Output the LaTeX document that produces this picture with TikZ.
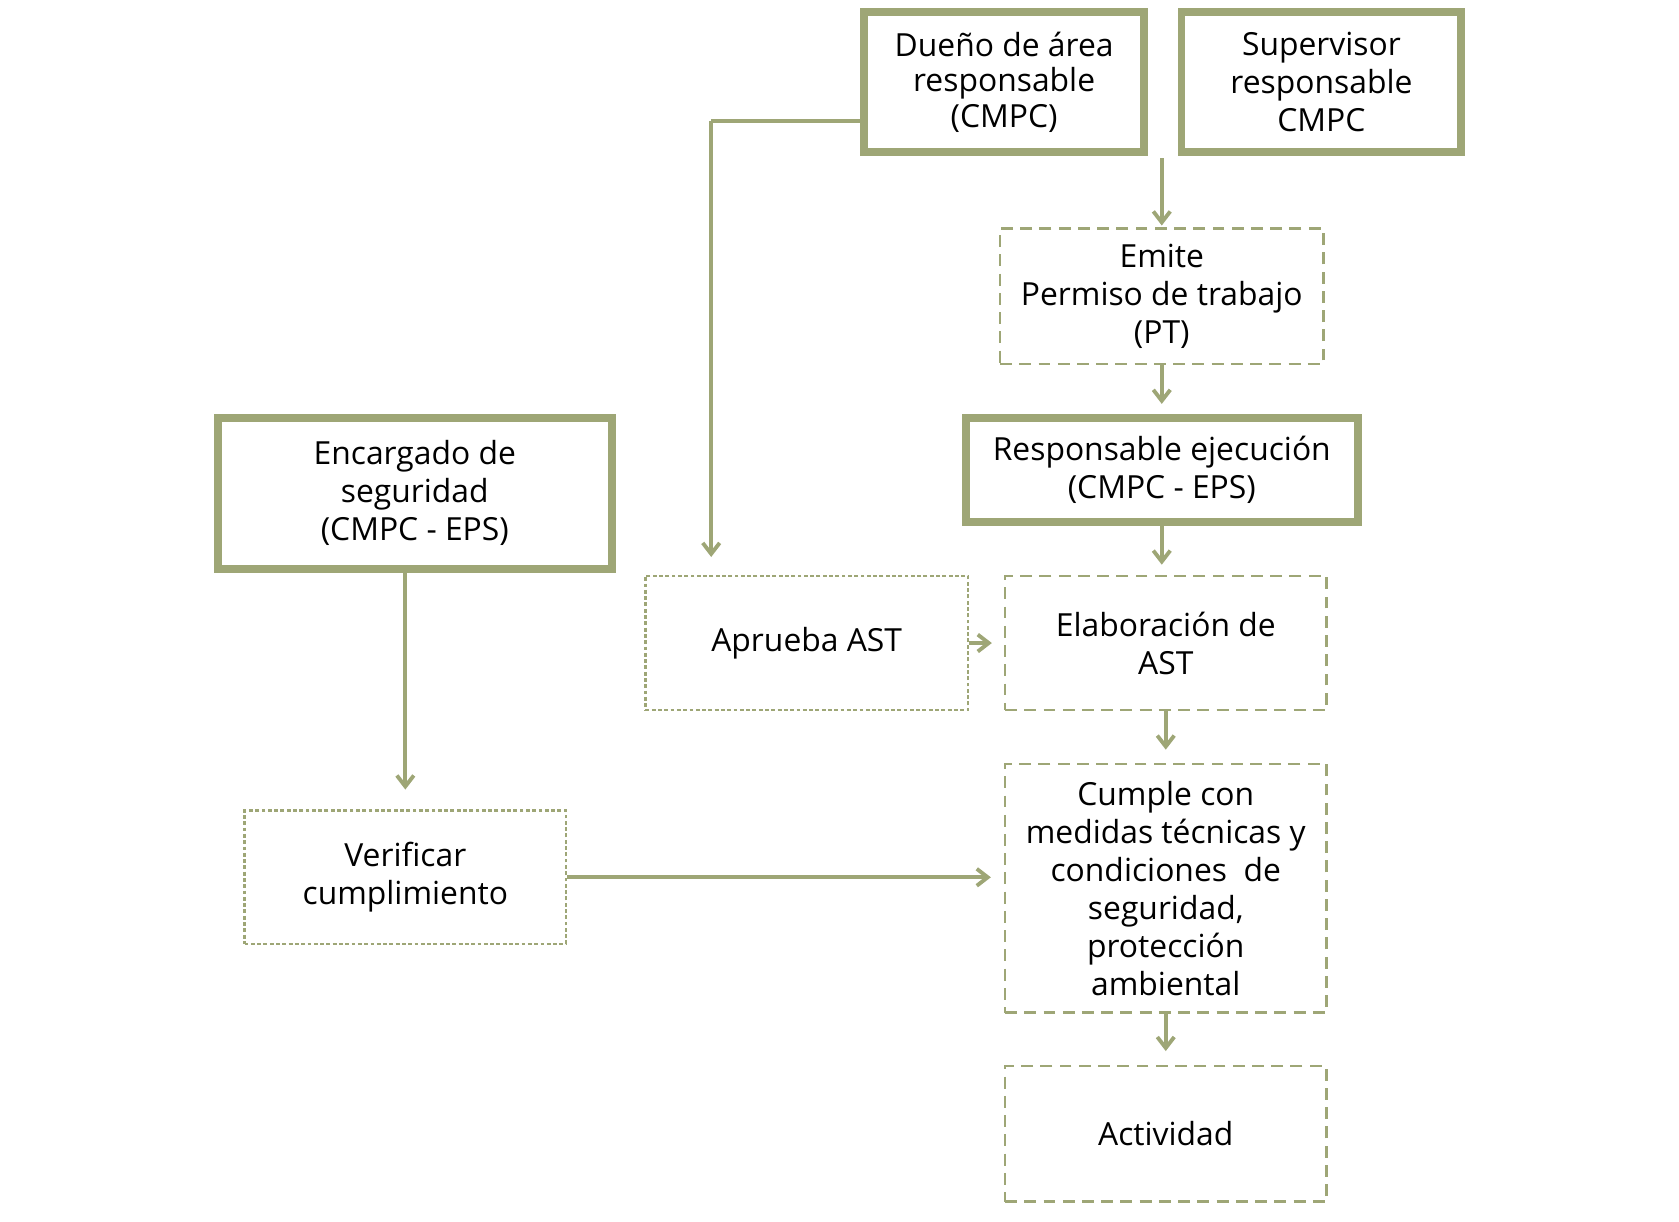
\documentclass[tikz,border=0pt]{standalone}
\usepackage{fontspec}
\setmainfont{Open Sans}
\usetikzlibrary{arrows.meta}
\definecolor{boxgreen}{RGB}{158,166,118}
\begin{document}
\begin{tikzpicture}[x=0.01cm,y=-0.01cm,
    font=\fontsize{9.1}{10.85}\selectfont,
    thickbox/.style={draw=boxgreen,line width=2.2pt,align=center,inner sep=0pt},
    dashbox/.style={draw=boxgreen,line width=0.7pt,dash pattern=on 3.4pt off 2.1pt,
      align=center,inner sep=0pt,minimum width=3.23cm},
    dotbox/.style={draw=boxgreen,line width=0.65pt,dash pattern=on 1.1pt off 0.7pt,
      align=center,inner sep=0pt,minimum width=3.23cm},
    link/.style={draw=boxgreen,line width=1.1pt,-{Straight Barb[length=1.1mm,width=1.7mm]}}]
  \useasboundingbox (0,0) rectangle (1688,1228.5);
  \draw
    (1009.5,82.5) node[thickbox,minimum width=2.81cm,minimum height=1.41cm,
      font=\fontsize{9.1}{10.1}\selectfont] (dueno){Dueño de área\\responsable\\(CMPC)}
    (1328.5,82.5) node[thickbox,minimum width=2.81cm,minimum height=1.41cm] (super){Supervisor\\responsable\\CMPC}
    (1168,298) node[dashbox,minimum width=3.25cm,minimum height=1.36cm] (emite){Emite\\Permiso de trabajo\\(PT)}
    (1168,472.5) node[thickbox,minimum width=3.94cm,minimum height=1.05cm] (resp){Responsable ejecución\\(CMPC - EPS)}
    (1172,646.5) node[dashbox,minimum height=1.35cm] (elab){Elaboración de\\AST}
    (811,646.5) node[dotbox,minimum width=3.24cm,minimum height=1.35cm] (aprueba){Aprueba AST}
    (417,496) node[thickbox,minimum width=3.96cm,minimum height=1.52cm] (encargado){Encargado de\\seguridad\\(CMPC - EPS)}
    (407.5,882) node[dotbox,minimum height=1.34cm] (verificar){Verificar\\cumplimiento}
    (1172,893) node[dashbox,minimum height=2.5cm] (cumple){Cumple con\\medidas técnicas y\\condiciones \ de\\seguridad,\\protección\\ambiental}
    (1172,1140) node[dashbox,minimum height=1.36cm] (actividad){Actividad};
  \coordinate (split) at (1168,159);
  \coordinate (bend) at (715,122);
  \coordinate (tip) at (715,560);
  \begin{scope}[link]
    \draw[shorten >=0.02cm] (split) to (emite.north);
    \draw[shorten >=0.1cm] (emite.south) to (resp.north);
    \draw[shorten >=0.1cm] (resp.south) to (resp.south |- elab.north);
    \draw[shorten >=0.12cm] (aprueba.east) to (elab.west);
    \draw[shorten >=0.13cm] (elab.south) to (cumple.north);
    \draw[shorten >=0.14cm] (cumple.south) to (actividad.north);
    \draw[-] (dueno.west |- bend) -- (bend);
    \draw (bend) -- (tip);
    \draw[shorten >=0.2cm] (verificar.north |- encargado.south) to (verificar.north);
    \draw[shorten >=0.13cm] (verificar.east) to (cumple.west |- verificar.east);
  \end{scope}
\end{tikzpicture}
\end{document}
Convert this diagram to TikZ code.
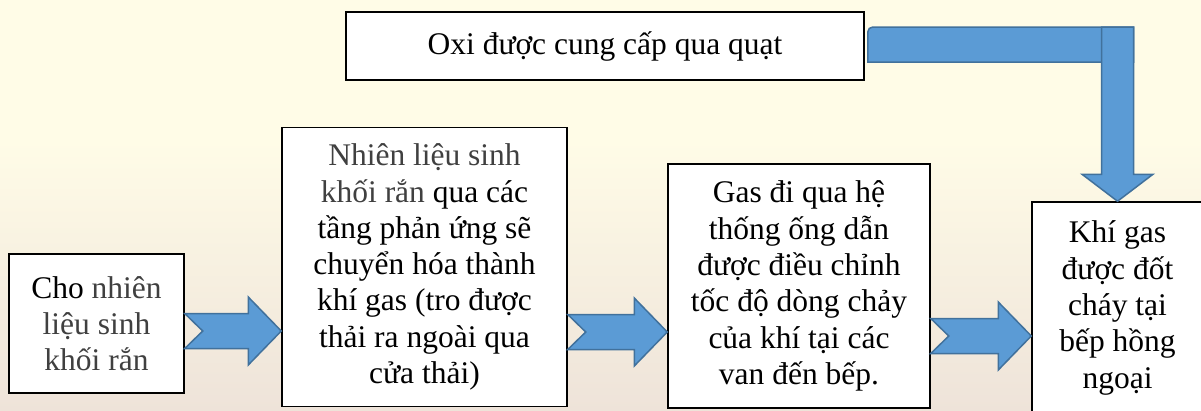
\documentclass[tikz,border=0pt]{standalone}
\usepackage{fontspec}
\setmainfont{Liberation Serif}
\newfontfamily\boxfont{Liberation Serif}
\usetikzlibrary{calc}

\definecolor{cream}{RGB}{255,252,231}
\definecolor{sand}{RGB}{238,227,217}
\definecolor{arrowfill}{RGB}{91,155,213}
\definecolor{arrowline}{RGB}{65,113,156}
\definecolor{softtext}{RGB}{64,64,64}

\tikzset{
  stepbox/.style={draw=black, line width=1.5pt, fill=white, inner sep=0pt,
    align=center, text=black, font=\boxfont\fontsize{31.5}{36.3}\selectfont},
  blockarrow/.style={fill=arrowfill, draw=arrowline, line width=1.5pt, line join=miter},
}

% notched block arrow from the east side of #1 to the west side of #2 at height #3
\newcommand\notcharrow[3]{%
  \coordinate (na) at (#1.east |- 0,#3);
  \coordinate (nb) at (#2.west |- 0,#3);
  \draw[blockarrow] ($(na)+(0,-17.5)$) -- ($(nb)+(-33,-17.5)$) -- ($(nb)+(-33,-34)$)
    -- (nb) -- ($(nb)+(-33,34)$) -- ($(nb)+(-33,17.5)$) -- ($(na)+(0,17.5)$)
    -- ($(na)+(18,0)$) -- cycle;}

\begin{document}
\begin{tikzpicture}[x=1pt,y=-1pt]
\useasboundingbox (0,0) rectangle (1201,410);
\clip (0,0) rectangle (1201,410);

% background
\fill[cream] (0,0) rectangle (1201,410);
\shade[top color=cream, bottom color=sand] (0,140) rectangle (1201,411);

% process steps
\node[stepbox, minimum width=175pt, minimum height=139pt, text=softtext] (b1) at (96.5,323.5)
  {\textcolor{black}{Cho} nhiên\\ liệu sinh\\ khối rắn};
\node[stepbox, minimum width=285pt, minimum height=279pt] (b2) at (424.5,267)
  {{\color{softtext}Nhiên liệu sinh}\\ {\color{softtext}khối rắn} qua các\\ tầng phản ứng sẽ\\
   chuyển hóa thành\\ khí gas (tro được\\ thải ra ngoài qua\\ cửa thải)};
\node[stepbox, minimum width=262pt, minimum height=244pt] (b3) at (799,286)
  {Gas đi qua hệ\\ thống ống dẫn\\ được điều chỉnh\\ tốc độ dòng chảy\\ của khí tại các\\ van đến bếp.};
\node[stepbox, minimum width=171pt, minimum height=212pt] (b4) at (1117.5,308)
  {Khí gas\\ được đốt\\ cháy tại\\ bếp hồng\\ ngoại};
\node[stepbox, minimum width=518pt, minimum height=68pt] (tb) at (605,46)
  {Oxi được cung cấp qua quạt};

% flow arrows
\notcharrow{b1}{b2}{331}
\notcharrow{b2}{b3}{332}
\notcharrow{b3}{b4}{336}

% oxygen supply: bent arrow from the fan box down to the burner
\path (tb.east) ++(3,16) coordinate (barBL) ++(0,-35) coordinate (barTL);
\coordinate (barTR) at ($(b4.north |- barTL)+(16,0)$);
\draw[blockarrow] (barBL) -- ($(barTL)+(0,5)$) arc[start angle=180, end angle=270, radius=5]
  -- (barTR) -- (barTR |- barBL) -- cycle;
\coordinate (vt) at (b4.north |- barTL);
\draw[blockarrow] ($(vt)+(-16,0)$) -- ($(vt)+(16,0)$) -- ($(b4.north)+(16,-27)$)
  -- ($(b4.north)+(35.5,-27)$) -- (b4.north) -- ($(b4.north)+(-35.5,-27)$)
  -- ($(b4.north)+(-16,-27)$) -- cycle;
\end{tikzpicture}
\end{document}
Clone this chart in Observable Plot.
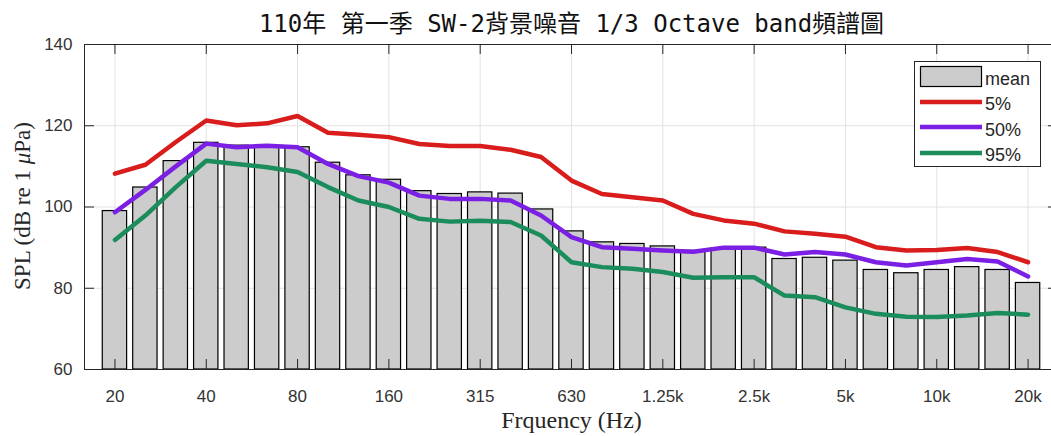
<!DOCTYPE html>
<html>
<head>
<meta charset="utf-8">
<script src="https://cdn.jsdelivr.net/npm/d3@7"></script>
<script src="https://cdn.jsdelivr.net/npm/@observablehq/plot@0.6"></script>
<style>
  html, body { margin: 0; padding: 0; background: #fff; }
  #wrap { width: 1051px; height: 436px; overflow: hidden; position: relative; }
</style>
</head>
<body>
<div id="wrap"></div>
<script>
// ---- data ----
const bands = ["20","25","31.5","40","50","63","80","100","125","160","200","250","315","400","500","630","800","1k","1.25k","1.6k","2k","2.5k","3.15k","4k","5k","6.3k","8k","10k","12.5k","16k","20k"];
const meanSPL = [99.0,104.8,111.3,115.8,115.1,115.0,114.7,110.9,107.8,106.7,103.9,103.2,103.6,103.3,99.4,94.0,91.3,90.9,90.3,89.2,89.8,90.0,87.2,87.5,86.8,84.5,83.7,84.5,85.2,84.5,81.3];
const p5  = [108.2,110.4,116.0,121.3,120.1,120.6,122.4,118.3,117.8,117.2,115.5,115.0,115.0,114.1,112.3,106.5,103.2,102.4,101.6,98.3,96.7,95.9,94.0,93.4,92.7,90.1,89.3,89.4,89.9,88.9,86.4];
const p50 = [98.7,104.2,110.0,115.6,114.7,115.1,114.7,110.6,107.6,106.0,102.8,102.0,102.0,101.6,97.9,92.6,90.1,89.7,89.3,89.0,90.0,90.0,88.3,88.9,88.3,86.4,85.6,86.4,87.2,86.6,82.9];
const p95 = [91.9,97.9,104.9,111.4,110.6,109.8,108.6,104.9,101.6,100.0,97.1,96.4,96.6,96.3,93.0,86.4,85.2,84.8,84.0,82.6,82.7,82.7,78.2,77.8,75.3,73.7,73.0,72.9,73.3,73.9,73.5];
const xTickIdx = [1,4,7,10,13,16,19,22,25,28,31];
const yTicks = [60,80,100,120,140];
const seriesNames = ["mean","5%","50%","95%"];
const titleText = "110年 第一季 SW-2背景噪音 1/3 Octave band頻譜圖";
const xLabel = "Frquency (Hz)";

const colors = {p5: "#d91c1c", p50: "#7a1fe3", p95: "#1b8c5c"};
const rows = bands.map((b, i) => ({i: i + 1, band: b, mean: meanSPL[i], p5: p5[i], p50: p50[i], p95: p95[i]}));

const axisColor = "#262626";
const sans = "'Liberation Sans', Arial, Helvetica, sans-serif";
const serif = "'Liberation Serif', 'Times New Roman', serif";

const chart = Plot.plot({
  width: 1051,
  height: 436,
  marginLeft: 84,
  marginRight: -7,
  marginTop: 44,
  marginBottom: 67,
  x: {type: "linear", domain: [0, 32]},
  y: {domain: [60, 140]},
  marks: [
    Plot.ruleY([80, 100, 120], {y: d => d, stroke: "#e2e2e2", strokeWidth: 1}),
    Plot.ruleX(xTickIdx, {x: d => d, stroke: "#e2e2e2", strokeWidth: 1}),
    Plot.rectY(rows, {x1: d => d.i - 0.4, x2: d => d.i + 0.4, y1: 60, y2: "mean", fill: "#cccccc", stroke: "#000", strokeWidth: 1.2}),
    Plot.line(rows, {x: "i", y: "p5", stroke: colors.p5, strokeWidth: 4.5, strokeLinejoin: "round"}),
    Plot.line(rows, {x: "i", y: "p50", stroke: colors.p50, strokeWidth: 4.5, strokeLinejoin: "round"}),
    Plot.line(rows, {x: "i", y: "p95", stroke: colors.p95, strokeWidth: 4.5, strokeLinejoin: "round"}),
    Plot.ruleX(xTickIdx, {x: d => d, y1: 60, y2: 62.46, stroke: axisColor}),
    Plot.ruleX(xTickIdx, {x: d => d, y1: 140, y2: 137.54, stroke: axisColor}),
    Plot.ruleY(yTicks, {y: d => d, x1: 0, x2: 0.33, stroke: axisColor}),
    Plot.ruleY(yTicks, {y: d => d, x1: 32, x2: 31.67, stroke: axisColor}),
    Plot.frame({stroke: axisColor, strokeWidth: 1}),
    Plot.axisX({ticks: xTickIdx, tickFormat: i => bands[i - 1], tickSize: 0, tickPadding: 20, fontSize: 17, fontFamily: sans, fill: "#333", label: null}),
    Plot.axisY({ticks: yTicks, tickSize: 0, tickPadding: 12, fontSize: 17, fontFamily: sans, fill: "#333", label: null}),
    Plot.text([titleText], {frameAnchor: "top", lineAnchor: "bottom", dy: -13, fontSize: 24, fontFamily: "'DejaVu Sans Mono', 'Noto Sans CJK TC', monospace", fill: "#111"}),
    Plot.text([xLabel], {frameAnchor: "bottom", lineAnchor: "bottom", dy: 58, fontSize: 24, fontFamily: serif, fill: "#262626"})
  ]
});

const svg = d3.select(chart);
svg.style("overflow", "hidden");

// y label with italic mu
const yl = svg.append("text")
  .attr("transform", "translate(30,206) rotate(-90)")
  .attr("text-anchor", "middle")
  .attr("font-family", serif)
  .attr("font-size", 23)
  .attr("fill", "#262626");
yl.append("tspan").text("SPL (dB re 1 ");
yl.append("tspan").attr("font-style", "italic").text("μ");
yl.append("tspan").text("Pa)");

// legend
const lg = svg.append("g").attr("font-family", sans).attr("font-size", 18).attr("fill", "#262626").attr("text-anchor", "start");
lg.append("rect").attr("x", 914.5).attr("y", 61.5).attr("width", 126).attr("height", 105).attr("fill", "#fff").attr("stroke", axisColor);
lg.append("rect").attr("x", 920.5).attr("y", 66.5).attr("width", 61).attr("height", 20).attr("fill", "#cccccc").attr("stroke", "#000").attr("stroke-width", 1.2);
const legendLines = [[colors.p5, 102], [colors.p50, 127], [colors.p95, 153]];
legendLines.forEach(([c, y]) => {
  lg.append("line").attr("x1", 920).attr("x2", 982).attr("y1", y).attr("y2", y).attr("stroke", c).attr("stroke-width", 4.5);
});
const legendY = [85, 110, 136, 161];
seriesNames.forEach((n, k) => {
  lg.append("text").attr("x", 985).attr("y", legendY[k]).attr("text-anchor", "start").text(n);
});

document.getElementById("wrap").appendChild(chart);
</script>
</body>
</html>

▶ _WHAT IS REQUIRED_: Show all lines from the data above in which the word "this" appears.

▶ _TASK RESULT_:
Output the LaTeX document that produces this picture with TikZ.
Convert this diagram to TikZ code.
Clone this chart in Observable Plot.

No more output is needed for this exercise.